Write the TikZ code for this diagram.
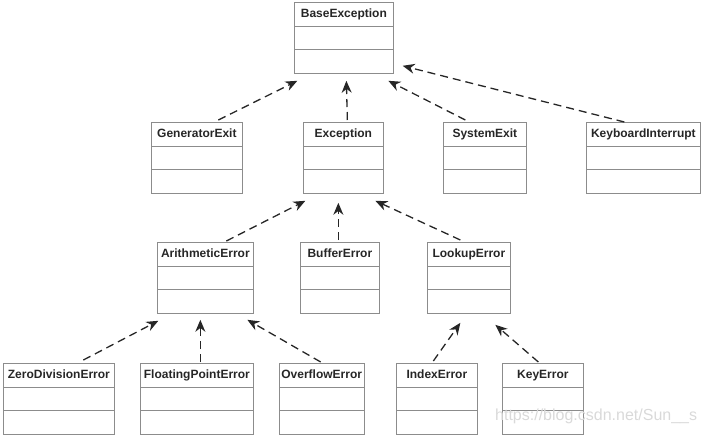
\documentclass[tikz,border=0pt]{standalone}
\usepackage{fontspec}
\setmainfont{Liberation Sans}
\usepackage{tikz}
\usetikzlibrary{arrows.meta, shapes.multipart}

\begin{document}
\begin{tikzpicture}[x=1pt, y=-1pt, >=Stealth,
    cls/.style={rectangle split, rectangle split parts=3, draw=black!45, line width=0.7pt,
      anchor=north west, inner xsep=2pt, inner ysep=5.5pt,
      rectangle split empty part height=7pt, rectangle split empty part depth=0pt,
      font=\fontsize{12}{14}\selectfont\bfseries, text=black!85,
      execute at begin node=\rule[-3pt]{0pt}{12pt}},
    inh/.style={->, black!85, line width=1.3pt, dash pattern=on 8pt off 5pt,
      arrows={-Stealth[length=12pt, width=10pt]}}]
  \useasboundingbox (0,0) rectangle (704,434);
  % Class boxes
  \node[cls, minimum width=99pt]  (base) at (294,2)   {BaseException \nodepart{two} \nodepart{three}};
  \node[cls, minimum width=91pt]  (gen)  at (151,122) {GeneratorExit \nodepart{two} \nodepart{three}};
  \node[cls, minimum width=80pt]  (exc)  at (303,122) {Exception \nodepart{two} \nodepart{three}};
  \node[cls, minimum width=83pt]  (sys)  at (443,122) {SystemExit \nodepart{two} \nodepart{three}};
  \node[cls, minimum width=114pt] (kbd)  at (586,122) {KeyboardInterrupt \nodepart{two} \nodepart{three}};
  \node[cls, minimum width=96pt]  (ari)  at (157,242) {ArithmeticError \nodepart{two} \nodepart{three}};
  \node[cls, minimum width=79pt]  (buf)  at (300,242) {BufferError \nodepart{two} \nodepart{three}};
  \node[cls, minimum width=83pt]  (look) at (427,242) {LookupError \nodepart{two} \nodepart{three}};
  \node[cls, minimum width=111pt] (zero) at (3,363)   {ZeroDivisionError \nodepart{two} \nodepart{three}};
  \node[cls, minimum width=113pt] (flt)  at (140,363) {FloatingPointError \nodepart{two} \nodepart{three}};
  \node[cls, minimum width=80pt]  (ovf)  at (279,363) {OverflowError \nodepart{two} \nodepart{three}};
  \node[cls, minimum width=81pt]  (idx)  at (396,363) {IndexError \nodepart{two} \nodepart{three}};
  \node[cls, minimum width=81pt]  (key)  at (502,363) {KeyError \nodepart{two} \nodepart{three}};
  % Inheritance arrows
  \draw[inh] ([xshift=21.5pt,yshift=2pt]gen.north) -- ([xshift=-46.5pt,yshift=-7pt]base.south);
  \draw[inh] ([xshift=4pt,yshift=2pt]exc.north) -- ([xshift=2.5pt,yshift=-7pt]base.south);
  \draw[inh] ([xshift=-19.5pt,yshift=2pt]sys.north) -- ([xshift=44.5pt,yshift=-7pt]base.south);
  \draw[inh] ([xshift=-19pt]kbd.north) -- ([xshift=9pt,yshift=8pt]base.south east);
  \draw[inh] ([xshift=21pt,yshift=1pt]ari.north) -- ([xshift=-38pt,yshift=-7pt]exc.south);
  \draw[inh] ([xshift=-1.5pt,yshift=2pt]buf.north) -- ([xshift=-5pt,yshift=-9pt]exc.south);
  \draw[inh] ([xshift=-8.5pt,yshift=2pt]look.north) -- ([xshift=32pt,yshift=-7pt]exc.south);
  \draw[inh] ([xshift=24.5pt,yshift=3pt]zero.north) -- ([xshift=-47pt,yshift=-7pt]ari.south);
  \draw[inh] ([xshift=3.5pt,yshift=1pt]flt.north) -- ([xshift=-5pt,yshift=-6pt]ari.south);
  \draw[inh] ([xshift=-1pt,yshift=1pt]ovf.north) -- ([xshift=42pt,yshift=-6pt]ari.south);
  \draw[inh] ([xshift=-3.5pt,yshift=2pt]idx.north) -- ([xshift=-8.5pt,yshift=-9pt]look.south);
  \draw[inh] ([xshift=-4.5pt,yshift=1pt]key.north) -- ([xshift=26.5pt,yshift=-11pt]look.south);
  % watermark
  \node[anchor=base west, text=black!15, font=\fontsize{16}{18}\selectfont, inner sep=0pt] (wm) at (495,420) {https://blog.csdn.net/Sun\_\_s};
\end{tikzpicture}
\end{document}
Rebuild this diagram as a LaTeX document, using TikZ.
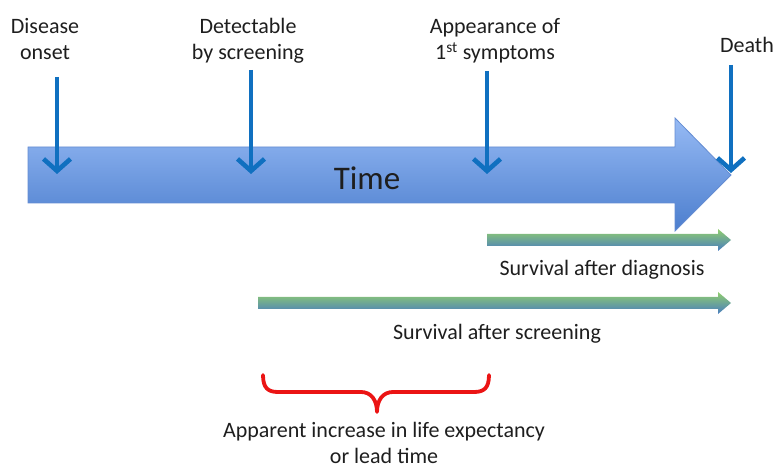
\documentclass[tikz,border=0pt]{standalone}
\usepackage{fontspec}
\setmainfont{Carlito}
\usetikzlibrary{arrows.meta}
\definecolor{txt}{RGB}{30,30,30}
\definecolor{bigtop}{RGB}{150,186,244}
\definecolor{bigbot}{RGB}{76,126,206}
\definecolor{bigedge}{RGB}{100,140,210}
\definecolor{downblue}{RGB}{16,112,192}
\definecolor{gtop}{RGB}{145,206,110}
\definecolor{gbot}{RGB}{72,124,192}
\definecolor{bracered}{RGB}{235,20,20}
\tikzset{
  lbl/.style={font=\fontsize{22}{26}\selectfont, text=txt, align=center, inner sep=0pt},
  downarrow/.style={draw=downblue, line width=4.6pt, -{Straight Barb[length=12pt,width=27pt]}},
  greenarrow/.style={top color=gtop, bottom color=gbot, draw=none},
  bigarrow/.style={top color=bigtop, bottom color=bigbot, draw=bigedge, line width=0.8pt},
  bracestyle/.style={draw=bracered, line width=3.8pt, line cap=round, line join=round}
}
\begin{document}
\begin{tikzpicture}[x=1pt,y=-1pt]
\useasboundingbox (0,0) rectangle (777,470);
% big time arrow
\shade[bigarrow] (28,147) -- (675,147) -- (675,118) -- (731,175) -- (675,231) -- (675,203) -- (28,203) -- cycle;
\node[lbl, font=\fontsize{33}{36}\selectfont, anchor=base] (time) at (367,190) {Time};
% labels (base anchor = baseline of last line)
\node[lbl, anchor=base] (onset) at (45,60) {Disease\\onset};
\node[lbl, anchor=base] (detect) at (248,60) {Detectable\\by screening};
\node[lbl, anchor=base] (appear) at (495,60) {Appearance of\\1\textsuperscript{st} symptoms};
\node[lbl, anchor=base] (death) at (747,53) {Death};
% arrow endpoints
\coordinate (s1) at (57,77);  \coordinate (e1) at (57,174);
\coordinate (s2) at (251,70); \coordinate (e2) at (251,174);
\coordinate (s3) at (487,71); \coordinate (e3) at (487,174);
\coordinate (s4) at (731,65); \coordinate (e4) at (731,173);
\draw[downarrow] (s1) -- (e1);
\draw[downarrow] (s2) -- (e2);
\draw[downarrow] (s3) -- (e3);
\draw[downarrow] (s4) -- (e4);
% green arrows
\shade[greenarrow] (487,234) -- (718,234) -- (718,229) -- (731,240) -- (718,251) -- (718,246) -- (487,246) -- cycle;
\node[lbl, anchor=base] (diag) at (602,276) {Survival after diagnosis};
\shade[greenarrow] (258,297) -- (718,297) -- (718,292) -- (731,303) -- (718,314) -- (718,309) -- (258,309) -- cycle;
\node[lbl, anchor=base] (scr) at (497,340) {Survival after screening};
% brace
\draw[bracestyle] (263,375) .. controls (263,388) and (268,392) .. (278,392) -- (361,392) .. controls (371,392) and (377,400) .. (377,412) .. controls (377,400) and (383,392) .. (393,392) -- (474,392) .. controls (484,392) and (489,388) .. (489,375);
\node[lbl, anchor=base] (lead) at (384,464) {Apparent increase in life expectancy\\or lead time};
\end{tikzpicture}
\end{document}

=======

## [WRITTEN REQUEST]
Are you able to set down all the lines above exactly, without any pictures?

## [COMPLETE RESPONSE]
Write the TikZ code for this diagram.
\documentclass[tikz,border=0pt]{standalone}
\usepackage{fontspec}
\setmainfont{Liberation Sans}
\usepackage{tikz}
\usetikzlibrary{arrows.meta, shapes.multipart}

\begin{document}
\begin{tikzpicture}[x=1pt, y=-1pt, >=Stealth,
    cls/.style={rectangle split, rectangle split parts=3, draw=black!45, line width=0.7pt,
      anchor=north west, inner xsep=2pt, inner ysep=5.5pt,
      rectangle split empty part height=7pt, rectangle split empty part depth=0pt,
      font=\fontsize{12}{14}\selectfont\bfseries, text=black!85,
      execute at begin node=\rule[-3pt]{0pt}{12pt}},
    inh/.style={->, black!85, line width=1.3pt, dash pattern=on 8pt off 5pt,
      arrows={-Stealth[length=12pt, width=10pt]}}]
  \useasboundingbox (0,0) rectangle (704,434);
  % Class boxes
  \node[cls, minimum width=99pt]  (base) at (294,2)   {BaseException \nodepart{two} \nodepart{three}};
  \node[cls, minimum width=91pt]  (gen)  at (151,122) {GeneratorExit \nodepart{two} \nodepart{three}};
  \node[cls, minimum width=80pt]  (exc)  at (303,122) {Exception \nodepart{two} \nodepart{three}};
  \node[cls, minimum width=83pt]  (sys)  at (443,122) {SystemExit \nodepart{two} \nodepart{three}};
  \node[cls, minimum width=114pt] (kbd)  at (586,122) {KeyboardInterrupt \nodepart{two} \nodepart{three}};
  \node[cls, minimum width=96pt]  (ari)  at (157,242) {ArithmeticError \nodepart{two} \nodepart{three}};
  \node[cls, minimum width=79pt]  (buf)  at (300,242) {BufferError \nodepart{two} \nodepart{three}};
  \node[cls, minimum width=83pt]  (look) at (427,242) {LookupError \nodepart{two} \nodepart{three}};
  \node[cls, minimum width=111pt] (zero) at (3,363)   {ZeroDivisionError \nodepart{two} \nodepart{three}};
  \node[cls, minimum width=113pt] (flt)  at (140,363) {FloatingPointError \nodepart{two} \nodepart{three}};
  \node[cls, minimum width=80pt]  (ovf)  at (279,363) {OverflowError \nodepart{two} \nodepart{three}};
  \node[cls, minimum width=81pt]  (idx)  at (396,363) {IndexError \nodepart{two} \nodepart{three}};
  \node[cls, minimum width=81pt]  (key)  at (502,363) {KeyError \nodepart{two} \nodepart{three}};
  % Inheritance arrows
  \draw[inh] ([xshift=21.5pt,yshift=2pt]gen.north) -- ([xshift=-46.5pt,yshift=-7pt]base.south);
  \draw[inh] ([xshift=4pt,yshift=2pt]exc.north) -- ([xshift=2.5pt,yshift=-7pt]base.south);
  \draw[inh] ([xshift=-19.5pt,yshift=2pt]sys.north) -- ([xshift=44.5pt,yshift=-7pt]base.south);
  \draw[inh] ([xshift=-19pt]kbd.north) -- ([xshift=9pt,yshift=8pt]base.south east);
  \draw[inh] ([xshift=21pt,yshift=1pt]ari.north) -- ([xshift=-38pt,yshift=-7pt]exc.south);
  \draw[inh] ([xshift=-1.5pt,yshift=2pt]buf.north) -- ([xshift=-5pt,yshift=-9pt]exc.south);
  \draw[inh] ([xshift=-8.5pt,yshift=2pt]look.north) -- ([xshift=32pt,yshift=-7pt]exc.south);
  \draw[inh] ([xshift=24.5pt,yshift=3pt]zero.north) -- ([xshift=-47pt,yshift=-7pt]ari.south);
  \draw[inh] ([xshift=3.5pt,yshift=1pt]flt.north) -- ([xshift=-5pt,yshift=-6pt]ari.south);
  \draw[inh] ([xshift=-1pt,yshift=1pt]ovf.north) -- ([xshift=42pt,yshift=-6pt]ari.south);
  \draw[inh] ([xshift=-3.5pt,yshift=2pt]idx.north) -- ([xshift=-8.5pt,yshift=-9pt]look.south);
  \draw[inh] ([xshift=-4.5pt,yshift=1pt]key.north) -- ([xshift=26.5pt,yshift=-11pt]look.south);
  % watermark
  \node[anchor=base west, text=black!15, font=\fontsize{16}{18}\selectfont, inner sep=0pt] (wm) at (495,420) {https://blog.csdn.net/Sun\_\_s};
\end{tikzpicture}
\end{document}
Rebuild this diagram as a LaTeX document, using TikZ.
\documentclass[tikz,border=0pt]{standalone}
\usepackage{fontspec}
\setmainfont{Carlito}
\usetikzlibrary{arrows.meta}
\definecolor{txt}{RGB}{30,30,30}
\definecolor{bigtop}{RGB}{150,186,244}
\definecolor{bigbot}{RGB}{76,126,206}
\definecolor{bigedge}{RGB}{100,140,210}
\definecolor{downblue}{RGB}{16,112,192}
\definecolor{gtop}{RGB}{145,206,110}
\definecolor{gbot}{RGB}{72,124,192}
\definecolor{bracered}{RGB}{235,20,20}
\tikzset{
  lbl/.style={font=\fontsize{22}{26}\selectfont, text=txt, align=center, inner sep=0pt},
  downarrow/.style={draw=downblue, line width=4.6pt, -{Straight Barb[length=12pt,width=27pt]}},
  greenarrow/.style={top color=gtop, bottom color=gbot, draw=none},
  bigarrow/.style={top color=bigtop, bottom color=bigbot, draw=bigedge, line width=0.8pt},
  bracestyle/.style={draw=bracered, line width=3.8pt, line cap=round, line join=round}
}
\begin{document}
\begin{tikzpicture}[x=1pt,y=-1pt]
\useasboundingbox (0,0) rectangle (777,470);
% big time arrow
\shade[bigarrow] (28,147) -- (675,147) -- (675,118) -- (731,175) -- (675,231) -- (675,203) -- (28,203) -- cycle;
\node[lbl, font=\fontsize{33}{36}\selectfont, anchor=base] (time) at (367,190) {Time};
% labels (base anchor = baseline of last line)
\node[lbl, anchor=base] (onset) at (45,60) {Disease\\onset};
\node[lbl, anchor=base] (detect) at (248,60) {Detectable\\by screening};
\node[lbl, anchor=base] (appear) at (495,60) {Appearance of\\1\textsuperscript{st} symptoms};
\node[lbl, anchor=base] (death) at (747,53) {Death};
% arrow endpoints
\coordinate (s1) at (57,77);  \coordinate (e1) at (57,174);
\coordinate (s2) at (251,70); \coordinate (e2) at (251,174);
\coordinate (s3) at (487,71); \coordinate (e3) at (487,174);
\coordinate (s4) at (731,65); \coordinate (e4) at (731,173);
\draw[downarrow] (s1) -- (e1);
\draw[downarrow] (s2) -- (e2);
\draw[downarrow] (s3) -- (e3);
\draw[downarrow] (s4) -- (e4);
% green arrows
\shade[greenarrow] (487,234) -- (718,234) -- (718,229) -- (731,240) -- (718,251) -- (718,246) -- (487,246) -- cycle;
\node[lbl, anchor=base] (diag) at (602,276) {Survival after diagnosis};
\shade[greenarrow] (258,297) -- (718,297) -- (718,292) -- (731,303) -- (718,314) -- (718,309) -- (258,309) -- cycle;
\node[lbl, anchor=base] (scr) at (497,340) {Survival after screening};
% brace
\draw[bracestyle] (263,375) .. controls (263,388) and (268,392) .. (278,392) -- (361,392) .. controls (371,392) and (377,400) .. (377,412) .. controls (377,400) and (383,392) .. (393,392) -- (474,392) .. controls (484,392) and (489,388) .. (489,375);
\node[lbl, anchor=base] (lead) at (384,464) {Apparent increase in life expectancy\\or lead time};
\end{tikzpicture}
\end{document}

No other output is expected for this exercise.